TASK TO CARRY OUT -
Reproduce the listing exactly and skip over any pictures.

==========

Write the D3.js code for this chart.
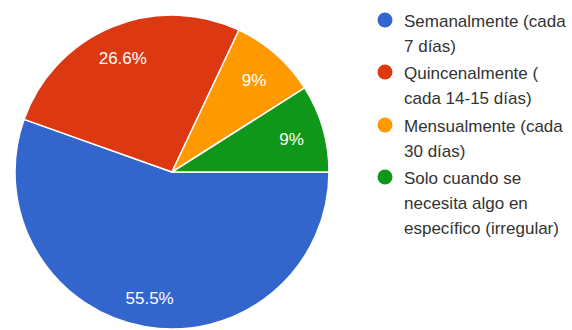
<!DOCTYPE html>
<html>
<head>
<meta charset="utf-8">
<script src="https://cdn.jsdelivr.net/npm/d3@7"></script>
<style>
  html, body { margin: 0; padding: 0; background: #fff; }
  svg { display: block; }
</style>
</head>
<body>
<svg id="chart" width="572" height="330"></svg>
<script>
// Frecuencia de compra: categorías, porcentajes y colores de cada porción
const categories = [
  ["Semanalmente (cada", "7 días)"],
  ["Quincenalmente (", "cada 14-15 días)"],
  ["Mensualmente (cada", "30 días)"],
  ["Solo cuando se", "necesita algo en", "específico (irregular)"]
];
const values = [55.5, 26.6, 9, 9];
const valueLabels = ["55.5%", "26.6%", "9%", "9%"];
const colors = ["#3366cc", "#dc3912", "#ff9900", "#109618"];

const svg = d3.select("#chart");
const cx = 172, cy = 172, R = 157;
const font = "Arial, 'Liberation Sans', sans-serif";

const color = d3.scaleOrdinal().domain(d3.range(values.length)).range(colors);

// Porciones empezando en las 3 en punto, sentido horario
const pie = d3.pie()
  .sort(null)
  .value(d => d)
  .startAngle(Math.PI / 2)
  .endAngle(Math.PI / 2 + 2 * Math.PI);

const arcs = pie(values);
const arc = d3.arc().innerRadius(0).outerRadius(R);
const labelArc = d3.arc().innerRadius(R * 0.8).outerRadius(R * 0.8);

const g = svg.append("g").attr("transform", `translate(${cx},${cy})`);

g.selectAll("path.slice")
  .data(arcs)
  .join("path")
  .attr("class", "slice")
  .attr("d", arc)
  .attr("fill", (d, i) => color(i))
  .attr("stroke", "#ffffff")
  .attr("stroke-width", 1.5)
  .attr("stroke-linejoin", "round");

g.selectAll("text.pct")
  .data(arcs)
  .join("text")
  .attr("class", "pct")
  .attr("transform", d => {
    const [x, y] = labelArc.centroid(d);
    return `translate(${x - 1},${y + 2.5})`;
  })
  .attr("text-anchor", "middle")
  .attr("dominant-baseline", "central")
  .attr("fill", "#ffffff")
  .attr("font-family", font)
  .attr("font-size", 17)
  .text((d, i) => valueLabels[i]);

// Leyenda a la derecha
const legendX = 385, legendY = [20, 72, 125, 177], lineH = 25;
const legend = svg.append("g");
categories.forEach((lines, i) => {
  legend.append("circle")
    .attr("cx", legendX)
    .attr("cy", legendY[i])
    .attr("r", 7.5)
    .attr("fill", color(i));
  const t = legend.append("text")
    .attr("x", legendX + 19)
    .attr("y", legendY[i])
    .attr("font-family", font)
    .attr("font-size", 17)
    .attr("fill", "#333333")
    .attr("dominant-baseline", "central");
  lines.forEach((ln, j) => {
    t.append("tspan")
      .attr("x", legendX + 19)
      .attr("y", legendY[i] + 1 + j * lineH)
      .text(ln);
  });
});
</script>
</body>
</html>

==========

RESULT OF THIS TASK -
Write the D3.js code for this chart.
<!DOCTYPE html>
<html>
<head>
<meta charset="utf-8">
<script src="https://cdn.jsdelivr.net/npm/d3@7"></script>
<style>
  html, body { margin: 0; padding: 0; background: #fff; }
  svg { display: block; }
</style>
</head>
<body>
<svg id="chart" width="572" height="330"></svg>
<script>
// Frecuencia de compra: categorías, porcentajes y colores de cada porción
const categories = [
  ["Semanalmente (cada", "7 días)"],
  ["Quincenalmente (", "cada 14-15 días)"],
  ["Mensualmente (cada", "30 días)"],
  ["Solo cuando se", "necesita algo en", "específico (irregular)"]
];
const values = [55.5, 26.6, 9, 9];
const valueLabels = ["55.5%", "26.6%", "9%", "9%"];
const colors = ["#3366cc", "#dc3912", "#ff9900", "#109618"];

const svg = d3.select("#chart");
const cx = 172, cy = 172, R = 157;
const font = "Arial, 'Liberation Sans', sans-serif";

const color = d3.scaleOrdinal().domain(d3.range(values.length)).range(colors);

// Porciones empezando en las 3 en punto, sentido horario
const pie = d3.pie()
  .sort(null)
  .value(d => d)
  .startAngle(Math.PI / 2)
  .endAngle(Math.PI / 2 + 2 * Math.PI);

const arcs = pie(values);
const arc = d3.arc().innerRadius(0).outerRadius(R);
const labelArc = d3.arc().innerRadius(R * 0.8).outerRadius(R * 0.8);

const g = svg.append("g").attr("transform", `translate(${cx},${cy})`);

g.selectAll("path.slice")
  .data(arcs)
  .join("path")
  .attr("class", "slice")
  .attr("d", arc)
  .attr("fill", (d, i) => color(i))
  .attr("stroke", "#ffffff")
  .attr("stroke-width", 1.5)
  .attr("stroke-linejoin", "round");

g.selectAll("text.pct")
  .data(arcs)
  .join("text")
  .attr("class", "pct")
  .attr("transform", d => {
    const [x, y] = labelArc.centroid(d);
    return `translate(${x - 1},${y + 2.5})`;
  })
  .attr("text-anchor", "middle")
  .attr("dominant-baseline", "central")
  .attr("fill", "#ffffff")
  .attr("font-family", font)
  .attr("font-size", 17)
  .text((d, i) => valueLabels[i]);

// Leyenda a la derecha
const legendX = 385, legendY = [20, 72, 125, 177], lineH = 25;
const legend = svg.append("g");
categories.forEach((lines, i) => {
  legend.append("circle")
    .attr("cx", legendX)
    .attr("cy", legendY[i])
    .attr("r", 7.5)
    .attr("fill", color(i));
  const t = legend.append("text")
    .attr("x", legendX + 19)
    .attr("y", legendY[i])
    .attr("font-family", font)
    .attr("font-size", 17)
    .attr("fill", "#333333")
    .attr("dominant-baseline", "central");
  lines.forEach((ln, j) => {
    t.append("tspan")
      .attr("x", legendX + 19)
      .attr("y", legendY[i] + 1 + j * lineH)
      .text(ln);
  });
});
</script>
</body>
</html>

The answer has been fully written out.